Written problem
Copy all of the material exactly. Pictures are not to appear in the copy.

Collected data
★ ★ ★ ★ ★
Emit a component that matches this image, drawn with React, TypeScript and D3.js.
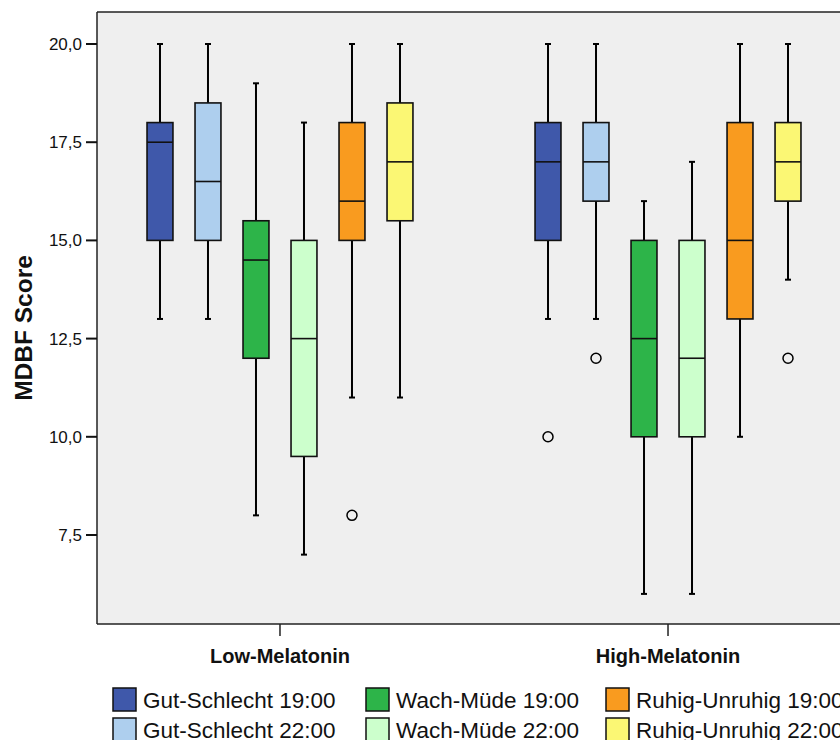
import React from 'react';
import * as d3 from 'd3';

// groups on the x axis
const groups = ['Low-Melatonin', 'High-Melatonin'];

// series (one box per series in each group)
const seriesNames = [
  'Gut-Schlecht 19:00',
  'Gut-Schlecht 22:00',
  'Wach-Müde 19:00',
  'Wach-Müde 22:00',
  'Ruhig-Unruhig 19:00',
  'Ruhig-Unruhig 22:00',
];
const seriesColors = ['#3F58AA', '#AECFEE', '#2DB449', '#CCFFCC', '#F99B1F', '#FBF774'];

// box stats per group, in series order: [whiskerLow, q1, median, q3, whiskerHigh]
const lowStats = [
  [13, 15, 17.5, 18, 20],
  [13, 15, 16.5, 18.5, 20],
  [8, 12, 14.5, 15.5, 19],
  [7, 9.5, 12.5, 15, 18],
  [11, 15, 16, 18, 20],
  [11, 15.5, 17, 18.5, 20],
];
const highStats = [
  [13, 15, 17, 18, 20],
  [13, 16, 17, 18, 20],
  [6, 10, 12.5, 15, 16],
  [6, 10, 12, 15, 17],
  [10, 13, 15, 18, 20],
  [14, 16, 17, 18, 20],
];
// outliers: [groupIndex, seriesIndex, value]
const outliers = [
  [0, 4, 8],
  [1, 0, 10],
  [1, 1, 12],
  [1, 5, 12],
];

const yTicks = [7.5, 10, 12.5, 15, 17.5, 20];

const W = 840;
const H = 740;
const plot = { left: 97, top: 12, right: 851, bottom: 624 };
const FONT = '"Liberation Sans", Arial, sans-serif';

const App: React.FC = () => {
  const x = d3.scalePoint<string>()
    .domain(groups)
    .range([plot.left, plot.right])
    .padding(0.4716);

  const inner = d3.scaleBand<string>()
    .domain(seriesNames)
    .range([-144, 144])
    .paddingInner(0.46)
    .paddingOuter(0.23);

  const y = d3.scaleLinear()
    .domain([5.234, 20.815])
    .range([plot.bottom, plot.top]);

  const fmt = (v: number) => d3.format('.1f')(v).replace('.', ',');
  const bw = inner.bandwidth();
  const capW = 6;

  const allStats = [lowStats, highStats];

  return (
    <svg width={W} height={H} style={{ position: 'absolute', left: 0, top: 0 }} fontFamily={FONT}>
      <rect x={0} y={0} width={W} height={H} fill="#fff" />
      <rect x={plot.left} y={plot.top} width={W - plot.left + 10} height={plot.bottom - plot.top}
        fill="#EFEFEF" />
      {/* frame */}
      <line x1={plot.left} x2={W} y1={plot.top} y2={plot.top} stroke="#222" strokeWidth={1.5} />
      <line x1={plot.left} x2={W} y1={plot.bottom} y2={plot.bottom} stroke="#222" strokeWidth={1.5} />
      <line x1={plot.left} x2={plot.left} y1={plot.top} y2={plot.bottom} stroke="#222" strokeWidth={1.5} />

      {/* y axis */}
      {yTicks.map(t => (
        <g key={t} transform={`translate(0,${y(t)})`}>
          <line x1={plot.left - 11} x2={plot.left} stroke="#111" strokeWidth={2} />
          <text x={plot.left - 15} dy="0.35em" textAnchor="end" fontSize={17} fill="#111">{fmt(t)}</text>
        </g>
      ))}
      <text transform={`translate(32,328) rotate(-90)`} textAnchor="middle"
        fontSize={24.5} fontWeight="bold" fill="#111">MDBF Score</text>

      {/* x axis */}
      {groups.map(g => (
        <g key={g} transform={`translate(${x(g)},0)`}>
          <line y1={plot.bottom} y2={plot.bottom + 12} stroke="#222" strokeWidth={1.5} />
          <text y={663} textAnchor="middle" fontSize={20} fontWeight="bold" fill="#111">{g}</text>
        </g>
      ))}

      {/* boxes */}
      {groups.map((g, gi) => seriesNames.map((s, si) => {
        const [lo, q1, med, q3, hi] = allStats[gi][si];
        const cx = (x(g) as number) + (inner(s) as number) + bw / 2;
        return (
          <g key={`${g}-${s}`}>
            <line x1={cx} x2={cx} y1={y(hi)} y2={y(lo)} stroke="#000" strokeWidth={2} />
            <line x1={cx - capW / 2} x2={cx + capW / 2} y1={y(hi)} y2={y(hi)} stroke="#000" strokeWidth={2} />
            <line x1={cx - capW / 2} x2={cx + capW / 2} y1={y(lo)} y2={y(lo)} stroke="#000" strokeWidth={2} />
            <rect x={cx - bw / 2} y={y(q3)} width={bw} height={y(q1) - y(q3)}
              fill={seriesColors[si]} stroke="#111" strokeWidth={1.6} />
            <line x1={cx - bw / 2} x2={cx + bw / 2} y1={y(med)} y2={y(med)} stroke="#111" strokeWidth={1.6} />
          </g>
        );
      }))}

      {/* outliers */}
      {outliers.map(([gi, si, v], i) => {
        const cx = (x(groups[gi]) as number) + (inner(seriesNames[si]) as number) + bw / 2;
        return <circle key={i} cx={cx} cy={y(v)} r={5} fill="none" stroke="#000" strokeWidth={1.5} />;
      })}

      {/* legend */}
      {seriesNames.map((s, i) => {
        const col = Math.floor(i / 2);
        const row = i % 2;
        const lx = [113, 366, 606][col];
        const ly = 688 + row * 30;
        return (
          <g key={s} transform={`translate(${lx},${ly})`}>
            <rect x={0} y={0} width={23} height={23} fill={seriesColors[i]} stroke="#111" strokeWidth={1.5} />
            <text x={30} y={20} fontSize={22.5} fill="#111">{s}</text>
          </g>
        );
      })}
    </svg>
  );
};

export default App;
★ ★ ★ ★ ★
Solved problem
Emit a component that matches this image, drawn with React, TypeScript and D3.js.
import React from 'react';
import * as d3 from 'd3';

// groups on the x axis
const groups = ['Low-Melatonin', 'High-Melatonin'];

// series (one box per series in each group)
const seriesNames = [
  'Gut-Schlecht 19:00',
  'Gut-Schlecht 22:00',
  'Wach-Müde 19:00',
  'Wach-Müde 22:00',
  'Ruhig-Unruhig 19:00',
  'Ruhig-Unruhig 22:00',
];
const seriesColors = ['#3F58AA', '#AECFEE', '#2DB449', '#CCFFCC', '#F99B1F', '#FBF774'];

// box stats per group, in series order: [whiskerLow, q1, median, q3, whiskerHigh]
const lowStats = [
  [13, 15, 17.5, 18, 20],
  [13, 15, 16.5, 18.5, 20],
  [8, 12, 14.5, 15.5, 19],
  [7, 9.5, 12.5, 15, 18],
  [11, 15, 16, 18, 20],
  [11, 15.5, 17, 18.5, 20],
];
const highStats = [
  [13, 15, 17, 18, 20],
  [13, 16, 17, 18, 20],
  [6, 10, 12.5, 15, 16],
  [6, 10, 12, 15, 17],
  [10, 13, 15, 18, 20],
  [14, 16, 17, 18, 20],
];
// outliers: [groupIndex, seriesIndex, value]
const outliers = [
  [0, 4, 8],
  [1, 0, 10],
  [1, 1, 12],
  [1, 5, 12],
];

const yTicks = [7.5, 10, 12.5, 15, 17.5, 20];

const W = 840;
const H = 740;
const plot = { left: 97, top: 12, right: 851, bottom: 624 };
const FONT = '"Liberation Sans", Arial, sans-serif';

const App: React.FC = () => {
  const x = d3.scalePoint<string>()
    .domain(groups)
    .range([plot.left, plot.right])
    .padding(0.4716);

  const inner = d3.scaleBand<string>()
    .domain(seriesNames)
    .range([-144, 144])
    .paddingInner(0.46)
    .paddingOuter(0.23);

  const y = d3.scaleLinear()
    .domain([5.234, 20.815])
    .range([plot.bottom, plot.top]);

  const fmt = (v: number) => d3.format('.1f')(v).replace('.', ',');
  const bw = inner.bandwidth();
  const capW = 6;

  const allStats = [lowStats, highStats];

  return (
    <svg width={W} height={H} style={{ position: 'absolute', left: 0, top: 0 }} fontFamily={FONT}>
      <rect x={0} y={0} width={W} height={H} fill="#fff" />
      <rect x={plot.left} y={plot.top} width={W - plot.left + 10} height={plot.bottom - plot.top}
        fill="#EFEFEF" />
      {/* frame */}
      <line x1={plot.left} x2={W} y1={plot.top} y2={plot.top} stroke="#222" strokeWidth={1.5} />
      <line x1={plot.left} x2={W} y1={plot.bottom} y2={plot.bottom} stroke="#222" strokeWidth={1.5} />
      <line x1={plot.left} x2={plot.left} y1={plot.top} y2={plot.bottom} stroke="#222" strokeWidth={1.5} />

      {/* y axis */}
      {yTicks.map(t => (
        <g key={t} transform={`translate(0,${y(t)})`}>
          <line x1={plot.left - 11} x2={plot.left} stroke="#111" strokeWidth={2} />
          <text x={plot.left - 15} dy="0.35em" textAnchor="end" fontSize={17} fill="#111">{fmt(t)}</text>
        </g>
      ))}
      <text transform={`translate(32,328) rotate(-90)`} textAnchor="middle"
        fontSize={24.5} fontWeight="bold" fill="#111">MDBF Score</text>

      {/* x axis */}
      {groups.map(g => (
        <g key={g} transform={`translate(${x(g)},0)`}>
          <line y1={plot.bottom} y2={plot.bottom + 12} stroke="#222" strokeWidth={1.5} />
          <text y={663} textAnchor="middle" fontSize={20} fontWeight="bold" fill="#111">{g}</text>
        </g>
      ))}

      {/* boxes */}
      {groups.map((g, gi) => seriesNames.map((s, si) => {
        const [lo, q1, med, q3, hi] = allStats[gi][si];
        const cx = (x(g) as number) + (inner(s) as number) + bw / 2;
        return (
          <g key={`${g}-${s}`}>
            <line x1={cx} x2={cx} y1={y(hi)} y2={y(lo)} stroke="#000" strokeWidth={2} />
            <line x1={cx - capW / 2} x2={cx + capW / 2} y1={y(hi)} y2={y(hi)} stroke="#000" strokeWidth={2} />
            <line x1={cx - capW / 2} x2={cx + capW / 2} y1={y(lo)} y2={y(lo)} stroke="#000" strokeWidth={2} />
            <rect x={cx - bw / 2} y={y(q3)} width={bw} height={y(q1) - y(q3)}
              fill={seriesColors[si]} stroke="#111" strokeWidth={1.6} />
            <line x1={cx - bw / 2} x2={cx + bw / 2} y1={y(med)} y2={y(med)} stroke="#111" strokeWidth={1.6} />
          </g>
        );
      }))}

      {/* outliers */}
      {outliers.map(([gi, si, v], i) => {
        const cx = (x(groups[gi]) as number) + (inner(seriesNames[si]) as number) + bw / 2;
        return <circle key={i} cx={cx} cy={y(v)} r={5} fill="none" stroke="#000" strokeWidth={1.5} />;
      })}

      {/* legend */}
      {seriesNames.map((s, i) => {
        const col = Math.floor(i / 2);
        const row = i % 2;
        const lx = [113, 366, 606][col];
        const ly = 688 + row * 30;
        return (
          <g key={s} transform={`translate(${lx},${ly})`}>
            <rect x={0} y={0} width={23} height={23} fill={seriesColors[i]} stroke="#111" strokeWidth={1.5} />
            <text x={30} y={20} fontSize={22.5} fill="#111">{s}</text>
          </g>
        );
      })}
    </svg>
  );
};

export default App;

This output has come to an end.